- Genre: Reality
- Created by: Ken Reichling
- Starring: Vernon Bourgeois, Jr. Paul Thibodeaux Storm Fitch Melissa Quintal Dudley "D.J." Authement Terry Daigre Merlin Daigre LeeAnn Fitch Desmond Moore Jacob Lirette
- Country of origin: United States
- Original language: English
- No. of seasons: 1
- No. of episodes: 21

Production
- Executive producers: David McKillop Ken Arlidge Ken Reichling Laura Fleury Mark Kadin
- Producer: Nathan Novero
- Running time: 20:41
- Production company: MAK Pictures

Original release
- Network: A&E
- Release: June 7 – August 16, 2012

= Cajun Justice =

American reality television series

Cajun Justice is an American reality television series on A&E. The series debuted on June 7, 2012.

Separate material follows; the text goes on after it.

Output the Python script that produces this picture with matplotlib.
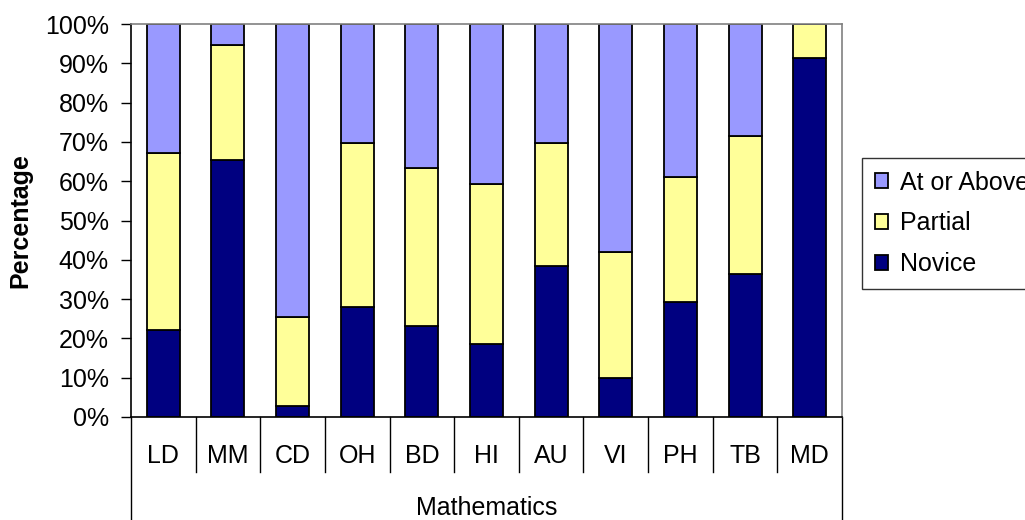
import matplotlib.pyplot as plt
import numpy as np

plt.rcParams['font.family'] = ['Liberation Sans', 'DejaVu Sans']

# Values (percent)
schools = ['LD', 'MM', 'CD', 'OH', 'BD', 'HI', 'AU', 'VI', 'PH', 'TB', 'MD']
novice = [22.1, 65.4, 2.8, 27.9, 23.1, 18.7, 38.5, 10.0, 29.3, 36.5, 91.4]
partial_top = [67.2, 94.7, 25.5, 69.6, 63.4, 59.2, 69.6, 41.9, 61.0, 71.6, 100.0]
partial = [t - n for t, n in zip(partial_top, novice)]
above = [100 - t for t in partial_top]
group_label = 'Mathematics'

c_novice = '#000080'
c_partial = '#FFFF99'
c_above = '#9999FF'
fs = 18

fig = plt.figure(figsize=(10.25, 5.2), dpi=100)
ax = fig.add_axes([131 / 1025, 103 / 520, 711 / 1025, 393 / 520])

x = np.arange(len(schools))
bar_kw = dict(width=0.51, edgecolor='black', linewidth=1.3)
b1 = ax.bar(x, novice, color=c_novice, label='Novice', **bar_kw)
b2 = ax.bar(x, partial, bottom=novice, color=c_partial, label='Partial', **bar_kw)
b3 = ax.bar(x, above, bottom=partial_top, color=c_above, label='At or Above', **bar_kw)

ax.set_xlim(-0.5, len(schools) - 0.5)
ax.set_ylim(0, 100)
ax.set_yticks(range(0, 101, 10))
ax.set_yticklabels([f'{v}%' for v in range(0, 101, 10)], fontsize=fs)
ax.tick_params(axis='y', direction='out', length=7, width=1, pad=9)
ax.set_xticks([])

for s in ['top', 'right']:
    ax.spines[s].set_color('#808080')
    ax.spines[s].set_linewidth(1.2)
for s in ['left', 'bottom']:
    ax.spines[s].set_color('black')
    ax.spines[s].set_linewidth(1.2)

ax.set_ylabel('Percentage', fontsize=fs, fontweight='bold', va='center')
ax.yaxis.set_label_coords(-111 / 711, 0.5)

# multi-level category axis
trans = ax.get_xaxis_transform()
for k in range(1, len(schools)):
    ax.plot([k - 0.5, k - 0.5], [0, -0.14], transform=trans, color='black',
            linewidth=1, clip_on=False)
for edge in [-0.5, len(schools) - 0.5]:
    ax.plot([edge, edge], [0, -0.27], transform=trans, color='black',
            linewidth=1, clip_on=False)
for xi, name in zip(x, schools):
    ax.text(xi, -0.1, name, transform=trans, ha='center', va='center', fontsize=fs)
ax.text((len(schools) - 1) / 2, -0.232, group_label, transform=trans,
        ha='center', va='center', fontsize=fs)

leg = fig.legend([b3, b2, b1], ['At or Above', 'Partial', 'Novice'],
                 loc='upper left', bbox_to_anchor=(862 / 1025, 1 - 158 / 520),
                 fontsize=fs, frameon=True, fancybox=False, shadow=False,
                 handlelength=0.55, handleheight=0.55, handletextpad=0.45,
                 labelspacing=0.67, borderpad=0.5, borderaxespad=0)
leg.get_frame().set_edgecolor('black')
leg.get_frame().set_linewidth(1)

fig.savefig('out.png', dpi=100)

Despite season one averaging 1.5 million viewers an episode, the newly elected sheriff, Jerry Larpenter, did not agree with the way the series represented his parish. Ken Reichling, creator/executive producer, attempted to keep the show within the parish, and A&E agreed to increase the payment from $1,500 an episode to $10,000 an episode. Larpenter declined the offer.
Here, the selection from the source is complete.